EU projection counters NIE: Iran could have nukes within a year

Thursday, February 28, 2008 Free Headline Alerts

LONDON — The European Union has conducted a simulation that found Iran could assemble a nuclear bomb within a year.

The European Commission Joint Research Center, based in Ispra, Italy, completed an exercise to determine Iran's nuclear weapons capabilities. The center, assuming an Iranian arsenal of at least 3,000 gas centrifuges, projected that Teheran could produce sufficient amount of enriched uranium for its first indigenous atomic bomb.

The simulation disputed the U.S. National Intelligence Estimate, released by the American intelligence community in December 2007. The controversial NIE asserted that Iran would probably be "technically capable of producing enough HEU [highly enriched uranium] for a weapon sometime during the 2010-2015 timeframe."

The Joint Research Center's simulation was based on the assumption that Iran's centrifuges were fully operating. Under such a scenario, Iran would produce 25 kilograms of highly enriched uranium, sufficient for a nuclear warhead, by the end of 2008.

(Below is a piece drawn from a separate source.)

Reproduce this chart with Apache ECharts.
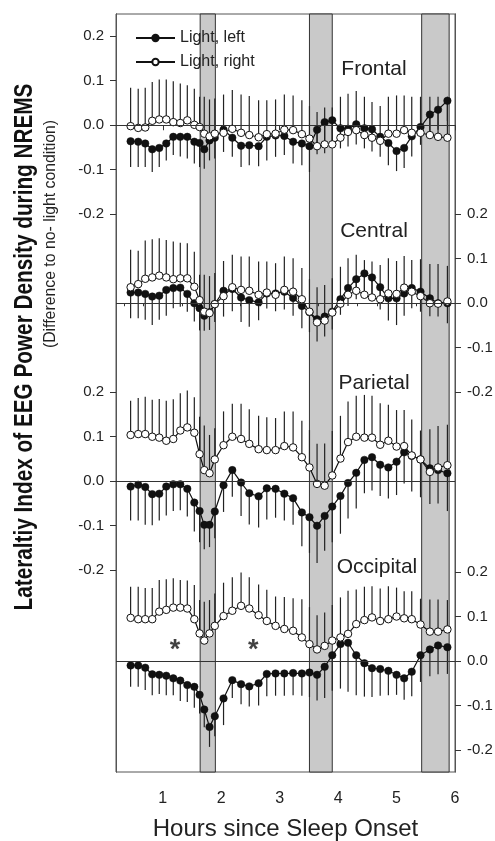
<!DOCTYPE html>
<html>
<head>
<meta charset="utf-8">
<script src="https://cdn.jsdelivr.net/npm/echarts@6/dist/echarts.min.js"></script>
<style>
html,body{margin:0;padding:0;background:#fff;}
#c{width:495px;height:841px;}
</style>
</head>
<body>
<div id="c"></div>
<script>
// ---- data ----
const hours = [0.45,0.58,0.70,0.82,0.94,1.06,1.18,1.30,1.42,1.54,1.63,1.71,1.80,1.89,2.04,2.19,2.34,2.48,2.64,2.78,2.93,3.08,3.23,3.38,3.51,3.64,3.77,3.90,4.04,4.17,4.31,4.45,4.58,4.72,4.86,5.00,5.13,5.26,5.41,5.57,5.71,5.87];

const frontalLeft = [-0.036,-0.037,-0.041,-0.054,-0.051,-0.041,-0.026,-0.026,-0.026,-0.037,-0.040,-0.054,-0.034,-0.028,-0.010,-0.028,-0.046,-0.045,-0.047,-0.026,-0.023,-0.024,-0.037,-0.041,-0.047,-0.010,0.007,0.011,-0.007,-0.008,0.002,-0.007,-0.009,-0.026,-0.040,-0.058,-0.051,-0.025,-0.004,0.024,0.035,0.055];
const frontalLeftSem = [0.058,0.057,0.053,0.051,0.043,0.038,0.041,0.044,0.049,0.049,0.054,0.044,0.045,0.047,0.050,0.043,0.048,0.045,0.045,0.053,0.048,0.043,0.049,0.049,0.058,0.055,0.070,0.060,0.045,0.040,0.045,0.045,0.050,0.045,0.050,0.045,0.045,0.045,0.040,0.045,0.045,0.045];
const frontalRight = [-0.002,-0.006,-0.005,0.010,0.013,0.013,0.007,0.005,0.011,0.001,-0.004,-0.019,-0.025,-0.019,-0.017,-0.008,-0.017,-0.022,-0.027,-0.020,-0.019,-0.010,-0.011,-0.020,-0.030,-0.047,-0.043,-0.043,-0.028,-0.015,-0.011,-0.022,-0.028,-0.035,-0.019,-0.019,-0.011,-0.017,-0.017,-0.022,-0.026,-0.028];
const frontalRightSem = [0.086,0.088,0.089,0.087,0.090,0.090,0.092,0.089,0.079,0.081,0.068,0.083,0.083,0.079,0.086,0.087,0.086,0.088,0.083,0.076,0.077,0.079,0.078,0.076,0.073,0.077,0.083,0.083,0.092,0.086,0.088,0.086,0.080,0.078,0.083,0.086,0.078,0.081,0.081,0.086,0.090,0.092];

const centralLeft = [0.024,0.024,0.021,0.015,0.017,0.030,0.034,0.035,0.021,0.000,-0.011,-0.028,-0.020,-0.002,0.028,0.032,0.013,0.007,0.002,0.022,0.022,0.026,0.012,-0.006,-0.020,-0.036,-0.030,-0.019,0.009,0.034,0.054,0.067,0.058,0.036,0.011,0.011,0.022,0.034,0.026,0.011,0.000,0.000];
const centralLeftSem = [0.058,0.058,0.058,0.064,0.054,0.058,0.045,0.043,0.040,0.041,0.050,0.034,0.040,0.040,0.058,0.050,0.055,0.060,0.040,0.034,0.040,0.040,0.040,0.050,0.045,0.050,0.045,0.040,0.035,0.040,0.045,0.045,0.045,0.050,0.050,0.060,0.050,0.045,0.045,0.040,0.030,0.045];
const centralRight = [0.036,0.043,0.055,0.058,0.062,0.058,0.054,0.056,0.056,0.037,0.007,-0.019,-0.022,-0.002,0.016,0.036,0.030,0.028,0.019,0.024,0.019,0.030,0.026,0.009,-0.019,-0.043,-0.039,-0.021,-0.001,0.019,0.028,0.019,0.013,0.009,0.022,0.021,0.035,0.026,0.016,0.000,-0.001,0.004];
const centralRightSem = [0.084,0.075,0.086,0.086,0.084,0.084,0.085,0.080,0.079,0.079,0.057,0.083,0.083,0.070,0.079,0.073,0.075,0.077,0.075,0.070,0.071,0.075,0.075,0.070,0.073,0.079,0.080,0.077,0.083,0.082,0.081,0.078,0.081,0.077,0.079,0.074,0.071,0.071,0.083,0.088,0.089,0.080];

const parietalLeft = [-0.012,-0.008,-0.013,-0.029,-0.028,-0.012,-0.007,-0.007,-0.017,-0.048,-0.067,-0.098,-0.098,-0.068,-0.009,0.025,-0.003,-0.027,-0.034,-0.016,-0.017,-0.028,-0.038,-0.070,-0.081,-0.100,-0.078,-0.057,-0.033,-0.004,0.019,0.048,0.054,0.037,0.031,0.044,0.065,0.057,0.049,0.029,0.025,0.018];
const parietalLeftSem = [0.076,0.080,0.085,0.070,0.060,0.065,0.060,0.058,0.062,0.065,0.070,0.055,0.050,0.060,0.060,0.060,0.075,0.070,0.070,0.070,0.065,0.060,0.060,0.076,0.080,0.084,0.078,0.080,0.085,0.080,0.080,0.075,0.075,0.070,0.070,0.075,0.070,0.080,0.085,0.080,0.075,0.085];
const parietalRight = [0.104,0.106,0.106,0.100,0.098,0.091,0.095,0.114,0.121,0.109,0.061,0.025,0.018,0.049,0.081,0.100,0.095,0.084,0.072,0.070,0.070,0.079,0.076,0.054,0.031,-0.006,-0.010,0.013,0.051,0.088,0.100,0.098,0.098,0.082,0.091,0.078,0.079,0.058,0.049,0.021,0.031,0.036];
const parietalRightSem = [0.077,0.081,0.084,0.083,0.087,0.090,0.089,0.084,0.083,0.080,0.084,0.100,0.086,0.070,0.076,0.074,0.079,0.078,0.075,0.074,0.072,0.078,0.081,0.082,0.084,0.090,0.095,0.100,0.096,0.091,0.092,0.096,0.094,0.093,0.081,0.082,0.081,0.081,0.065,0.096,0.093,0.091];

const occipitalLeft = [-0.010,-0.010,-0.015,-0.030,-0.031,-0.033,-0.039,-0.044,-0.054,-0.058,-0.076,-0.109,-0.148,-0.124,-0.084,-0.043,-0.052,-0.057,-0.050,-0.029,-0.028,-0.028,-0.027,-0.028,-0.026,-0.031,-0.013,0.013,0.038,0.041,0.013,-0.005,-0.016,-0.018,-0.022,-0.031,-0.039,-0.024,0.013,0.026,0.035,0.031];
const occipitalLeftSem = [0.048,0.048,0.050,0.047,0.043,0.044,0.038,0.046,0.038,0.047,0.042,0.040,0.045,0.045,0.060,0.040,0.045,0.045,0.050,0.050,0.050,0.050,0.050,0.050,0.055,0.058,0.070,0.080,0.100,0.110,0.090,0.075,0.065,0.060,0.055,0.045,0.048,0.055,0.060,0.060,0.065,0.060];
const occipitalRight = [0.097,0.094,0.094,0.094,0.111,0.115,0.120,0.120,0.118,0.094,0.062,0.046,0.062,0.079,0.101,0.113,0.124,0.118,0.103,0.090,0.079,0.072,0.068,0.053,0.038,0.026,0.034,0.046,0.053,0.061,0.083,0.092,0.098,0.090,0.094,0.100,0.096,0.094,0.082,0.066,0.066,0.071];
const occipitalRightSem = [0.070,0.073,0.070,0.070,0.071,0.069,0.066,0.062,0.063,0.077,0.075,0.087,0.075,0.073,0.075,0.075,0.075,0.070,0.069,0.070,0.066,0.072,0.073,0.086,0.083,0.077,0.075,0.080,0.090,0.097,0.078,0.075,0.070,0.073,0.074,0.065,0.061,0.063,0.058,0.072,0.072,0.066];

const lightBands = [[1.64, 1.90], [3.51, 3.90], [5.43, 5.90]];
const xTickLabels = [1, 2, 3, 4, 5, 6];
const xMinorTicks = [0.333, 0.667, 1.333, 1.667, 2.333, 2.667, 3.333, 3.667, 4.333, 4.667, 5.333, 5.667];
const yTickLabels = [-0.2, -0.1, 0.0, 0.1, 0.2];
const panelNames = ['Frontal', 'Central', 'Parietal', 'Occipital'];
const asteriskHours = [1.21, 2.55];
const asteriskValues = [0.036, 0.036];
const seriesNames = ['Light, left', 'Light, right'];

// ---- layout / styling ----
const FONT = '"Liberation Sans", Arial, Helvetica, sans-serif';
const panels = [
  {left: frontalLeft, leftSem: frontalLeftSem, right: frontalRight, rightSem: frontalRightSem, max: 0.25, side: 'left', label: [374, 69]},
  {left: centralLeft, leftSem: centralLeftSem, right: centralRight, rightSem: centralRightSem, max: 0.65, side: 'right', label: [374, 231]},
  {left: parietalLeft, leftSem: parietalLeftSem, right: parietalRight, rightSem: parietalRightSem, max: 1.05, side: 'left', label: [374, 383]},
  {left: occipitalLeft, leftSem: occipitalLeftSem, right: occipitalRight, rightSem: occipitalRightSem, max: 1.454, side: 'right', label: [377, 567]}
];
const SPAN = 1.7034;

const yAxes = panels.map(p => ({
  type: 'value', gridIndex: 0, position: p.side, offset: 0,
  min: p.max - SPAN, max: p.max,
  axisLine: {show: true, lineStyle: {color: '#555', width: 1}},
  axisTick: {show: true, customValues: yTickLabels, length: 6, lineStyle: {color: '#333'}},
  axisLabel: {show: true, customValues: yTickLabels, formatter: v => Number(v).toFixed(1), fontSize: 15, color: '#222', margin: 12, fontFamily: FONT},
  splitLine: {show: false}
}));

function errorSeries(idx, means, sems, dir) {
  return {
    type: 'custom', xAxisIndex: 0, yAxisIndex: idx, silent: true, z: 2,
    data: hours.map((h, k) => [h, means[k], means[k] + dir * sems[k]]),
    encode: {x: 0, y: [1, 2]},
    renderItem: function (params, api) {
      const a = api.coord([api.value(0), api.value(1)]);
      const b = api.coord([api.value(0), api.value(2)]);
      return {type: 'line', shape: {x1: a[0], y1: a[1], x2: b[0], y2: b[1]}, style: {stroke: '#222', lineWidth: 1.2}};
    }
  };
}

const series = [];
// light exposure bands
series.push({
  type: 'custom', xAxisIndex: 0, yAxisIndex: 0, silent: true, z: 0,
  data: lightBands,
  encode: {x: [0, 1]},
  renderItem: function (params, api) {
    const a = api.coord([api.value(0), 0]);
    const b = api.coord([api.value(1), 0]);
    const cs = params.coordSys;
    return {type: 'rect', shape: {x: a[0], y: cs.y, width: b[0] - a[0], height: cs.height},
      style: {fill: '#c9c9c9', stroke: '#333', lineWidth: 1}};
  }
});
panels.forEach((p, i) => {
  series.push(errorSeries(i, p.left, p.leftSem, -1));
  series.push(errorSeries(i, p.right, p.rightSem, 1));
});
panels.forEach((p, i) => {
  series.push({
    name: seriesNames[0], type: 'line', xAxisIndex: 0, yAxisIndex: i, z: 3,
    data: hours.map((h, k) => [h, p.left[k]]),
    symbol: 'circle', symbolSize: 7.5, showSymbol: true,
    lineStyle: {color: '#111', width: 1.2},
    itemStyle: {color: '#111', borderColor: '#111', borderWidth: 0.5},
    markLine: {silent: true, symbol: 'none', label: {show: false},
      lineStyle: {color: '#333', width: 1, type: 'solid'}, data: [{yAxis: 0}]}
  });
  series.push({
    name: seriesNames[1], type: 'line', xAxisIndex: 0, yAxisIndex: i, z: 4,
    data: hours.map((h, k) => [h, p.right[k]]),
    symbol: 'circle', symbolSize: 7.5, showSymbol: true,
    lineStyle: {color: '#111', width: 1.2},
    itemStyle: {color: '#fff', borderColor: '#111', borderWidth: 1}
  });
});
series.push({
  type: 'scatter', xAxisIndex: 0, yAxisIndex: 3, z: 5, silent: true,
  data: asteriskHours.map((h, k) => [h, asteriskValues[k]]),
  symbolSize: 1, itemStyle: {color: 'rgba(0,0,0,0)'},
  label: {show: true, position: 'inside', formatter: '*', fontSize: 27, fontWeight: 'bold', color: '#111', offset: [0, 6], fontFamily: FONT}
});

const graphics = panels.map((p, i) => ({
  type: 'text', x: p.label[0], y: p.label[1], z: 10,
  style: {text: panelNames[i], fontSize: 21, fontFamily: FONT, fill: '#222', textAlign: 'center', textVerticalAlign: 'middle'}
}));
graphics.push({
  type: 'text', x: 25, y: 347, rotation: Math.PI / 2, scaleX: 0.83, z: 10,
  style: {text: 'Lateraltiy Index of EEG Power Density during NREMS', fontSize: 25, fontWeight: 'bold',
    fontFamily: FONT, fill: '#111',
    textAlign: 'center', textVerticalAlign: 'middle'}
});
graphics.push({
  type: 'text', x: 50, y: 234, rotation: Math.PI / 2, scaleX: 0.93, z: 10,
  style: {text: '(Difference to no- light condition)', fontSize: 17, fontFamily: FONT, fill: '#222',
    textAlign: 'center', textVerticalAlign: 'middle'}
});

const option = {
  animation: false,
  backgroundColor: '#fff',
  textStyle: {fontFamily: FONT},
  grid: {left: 116, right: 40, top: 14, bottom: 69, show: true, borderColor: '#555', borderWidth: 1,
    backgroundColor: 'transparent', containLabel: false, outerBoundsMode: 'none'},
  legend: {
    data: seriesNames, orient: 'vertical', left: 135, top: 30, padding: 0,
    itemWidth: 39, itemHeight: 8, itemGap: 8,
    textStyle: {fontSize: 16, color: '#222', fontFamily: FONT}
  },
  xAxis: [
    {type: 'value', gridIndex: 0, position: 'bottom', min: 0.2, max: 6,
      axisLine: {show: true, lineStyle: {color: '#333'}},
      axisTick: {show: true, customValues: xTickLabels, length: 5, lineStyle: {color: '#333'}},
      axisLabel: {show: true, customValues: xTickLabels, fontSize: 16, color: '#222', margin: 19, fontFamily: FONT},
      splitLine: {show: false},
      name: 'Hours since Sleep Onset', nameLocation: 'middle', nameGap: 45,
      nameTextStyle: {fontSize: 24, color: '#222', fontFamily: FONT}},
    {type: 'value', gridIndex: 0, position: 'bottom', min: 0.2, max: 6,
      axisLine: {show: false},
      axisTick: {show: true, customValues: xMinorTicks, length: 3, lineStyle: {color: '#333'}},
      axisLabel: {show: false},
      splitLine: {show: false}}
  ],
  yAxis: yAxes,
  series: series,
  graphic: graphics
};

const chart = echarts.init(document.getElementById('c'), null, {renderer: 'canvas'});
chart.setOption(option);
</script>
</body>
</html>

In another scenario, Iran's centrifuge fleet was assessed to have reached 25 percent operational capability. Under this model, Iran would produce sufficient HEU for a weapon by the end of 2010.

The center also conducted simulations of Iranian centrifuge cascades. Another scenario was that Iran would operate the improved IR-2 carbon-fiber centrifuge, said to be 2.5 times more effective than the Pakistan-origin P-1 aluminum centrifuge.

JRC director-general Roland Schenkel called on the EU to reevaluate its assessments of Iran's nuclear program. Schenkel told the American Association for the Advancement of Science in Boston in mid-February that the International Atomic Energy Agency must bolster its capabilities to determine secret nuclear weapons programs.

"The IAEA needs a real weapons control program," Schenkel told the German weekly Der Spiegel. "As it stands now, the IAEA must focus solely on fissile material and on nuclear facilities. The goal should be checks in the service of non-proliferation. The checks need to have more bite."